I’m glad to report that, on the whole, using the RTM3004 was an intuitive and highly satisfying experience. The documentation available was clear, well-written and fully illustrated, reducing the learning curve and effectively introducing newcomers to the Rohde & Schwarz touch interface.
The RTM3004 is fast to start, taking less than 10 seconds and has an intuitive and responsive touch-screen interface that is as simple to use as most mobile applications. The 10.1” screen is large, sharp, clear and glossy. The rhomb menu, quick toolbar, short menu and dedicated front panel buttons provide a number of ways to accomplish actions. Having the knobs available preserves the “analog” interface and eases the transition from non-touch instruments, although the knob acceleration makes it feel less “precise” in my opinion. The RTM3004 is versatile enough that you can directly key-in most values using an on-screen keyboard. The panel is also smart, using colour-coded LEDs with adjustable brightness to provide feedback about channel status. External USB input devices are supported, so whether you like to touch the screen, twiddle knobs, push buttons or use a keyboard and mouse, the RTM3004 has you covered. The unit is also whisper-quiet, with its fan barely noticeable in ordinary use.
The RTM3004 offers eight measurement slots and a wide array of automatic measurements. Cursors are available for manual measurements. Statistics mode is supported to provide mean and standard deviation values across acquisitions. Automeasure is available on a single channel, allowing for automatic measurements and labelling of parameters. Five math channels are available with two oprands each and a wide array of mathematics function. This was very much as expected from an oscilloscope of this class.
During these tests, I (informally) measured the channel input noise at an average RMS value of 108.11µV which is quite unexpectedly low and explains why I find the traces from the RTM3004 to be “quiet” compared to some other oscilloscopes I have used before. Because of this, sometimes I’m not aware that I’m actually measuring a small signal at the end of a 10:1 probe, so the signal reaching the oscilloscope is miniscule.
It is possible to save screenshots, instrument settings, displayed waveform data, buffered waveform data, history waveform data, reference waveform data and power analysis reports. The oscilloscope features some internal storage but can also access USB Mass Storage devices formatted in FAT/FAT32. A OneTouch feature is also provided so multiple types of data can be saved at a single keypress into a single .ZIP file for easier data management. Filenames are limited to eight characters, which is unfortunate.
The only major detraction was an issue in exporting Visible Channels in the waveform save dialog which resulted in the oscilloscope locking up, where individual export of each channel worked just fine. The amount of time spent debugging the problem as a little irritating, but the issue has been reported and is expected to be rectified in the next firmware update.

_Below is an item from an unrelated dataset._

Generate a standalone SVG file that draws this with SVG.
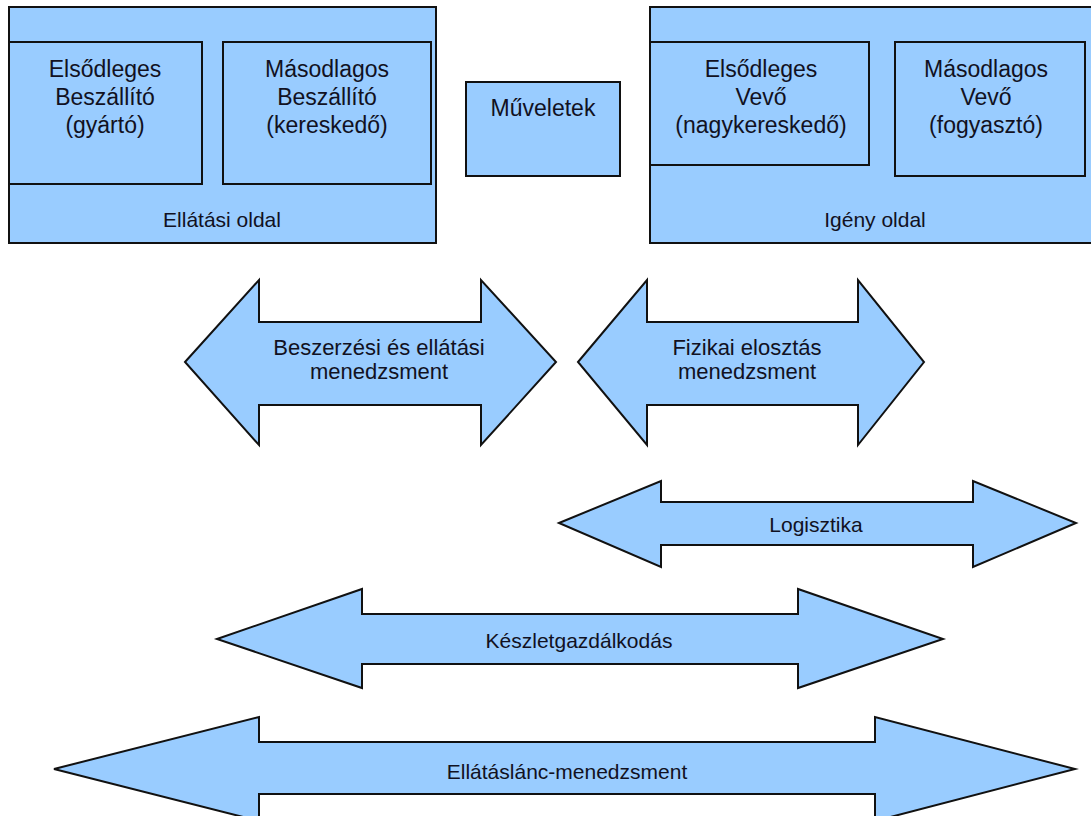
<svg xmlns="http://www.w3.org/2000/svg" width="1091" height="816" viewBox="0 0 1091 816">
<style>
.shape{fill:#99ccff;stroke:#111;stroke-width:2;stroke-linejoin:miter}
.t{font-family:"Liberation Sans",Arial,sans-serif;font-size:23px;fill:#111122;text-anchor:middle}
.b{font-family:"Liberation Sans",Arial,sans-serif;font-size:21px;fill:#111122;text-anchor:middle}
.m{font-family:"Liberation Sans",Arial,sans-serif;font-size:22px;fill:#111122;text-anchor:middle}
.a{font-family:"Liberation Sans",Arial,sans-serif;font-size:21px;fill:#111122;text-anchor:middle}
</style>
<rect width="1091" height="816" fill="#ffffff"/>
<g id="ellatasi-oldal">
<rect class="shape" x="9" y="7" width="427" height="236"/>
<text class="b" x="222" y="227">Ellátási oldal</text>
</g>
<g id="elsodleges-beszallito">
<rect class="shape" x="9" y="42" width="193" height="142"/>
<text class="t" x="105" y="77">Elsődleges</text>
<text class="t" x="105" y="105">Beszállító</text>
<text class="t" x="105" y="133">(gyártó)</text>
</g>
<g id="masodlagos-beszallito">
<rect class="shape" x="223" y="42" width="208" height="142"/>
<text class="t" x="327" y="77">Másodlagos</text>
<text class="t" x="327" y="105">Beszállító</text>
<text class="t" x="327" y="133">(kereskedő)</text>
</g>
<g id="muveletek">
<rect class="shape" x="466" y="82" width="154" height="94"/>
<text class="t" x="543" y="116">Műveletek</text>
</g>
<g id="igeny-oldal">
<rect class="shape" x="650" y="7" width="450" height="236"/>
<text class="b" x="875" y="227">Igény oldal</text>
</g>
<g id="elsodleges-vevo">
<rect class="shape" x="650" y="42" width="219" height="123"/>
<text class="t" x="761" y="77">Elsődleges</text>
<text class="t" x="761" y="105">Vevő</text>
<text class="t" x="761" y="133">(nagykereskedő)</text>
</g>
<g id="masodlagos-vevo">
<rect class="shape" x="895" y="42" width="190" height="134"/>
<text class="t" x="986" y="77">Másodlagos</text>
<text class="t" x="986" y="105">Vevő</text>
<text class="t" x="986" y="133">(fogyasztó)</text>
</g>
<g id="connectors">
<g id="beszerzesi">
<polygon class="shape" points="185,362 259,280 259,322 481,322 481,280 556,362 481,445 481,405 259,405 259,445"/>
<text class="m" x="379" y="355">Beszerzési és ellátási</text>
<text class="m" x="379" y="379">menedzsment</text>
</g>
<g id="fizikai">
<polygon class="shape" points="578,362 647,280 647,322 858,322 858,280 924,362 858,445 858,405 647,405 647,445"/>
<text class="m" x="747" y="355">Fizikai elosztás</text>
<text class="m" x="747" y="379">menedzsment</text>
</g>
<g id="logisztika">
<polygon class="shape" points="559,523 661,481 661,502 973,502 973,481 1076,523 973,567 973,545 661,545 661,567"/>
<text class="a" x="816" y="532">Logisztika</text>
</g>
<g id="keszlet">
<polygon class="shape" points="217,639 362,589 362,614 798,614 798,589 943,639 798,688 798,664 362,664 362,688"/>
<text class="a" x="579" y="648">Készletgazdálkodás</text>
</g>
<g id="ellataslanc">
<polygon class="shape" points="54,769 259,717 259,742 875,742 875,717 1075,769 875,821 875,794 259,794 259,821"/>
<text class="a" x="567" y="779">Ellátáslánc-menedzsment</text>
</g>
</g>
</svg>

The RTM3004 has included within its base offering a digital voltmeter, trigger counter, FFT display and mask test capabilities which is an additional sweetener and makes the instrument useful for automated testing applications and basic RF tasks even without the Spectrum Analysis option.
The RTM-B15 History and Segmented Memory option proved to be extremely useful and highly recommended, as it upgrades the 40Mpts memory into a segmented memory of 400Mpts per channel. This allows you to capture anywhere from 5 to 34,952 segments for replay and analysis later, with fast segmentation ensuring a minimum blind time to ensure infrequent events are captured. With an industry-leading amount of memory, there is also less need to compromise on sample rate or record length.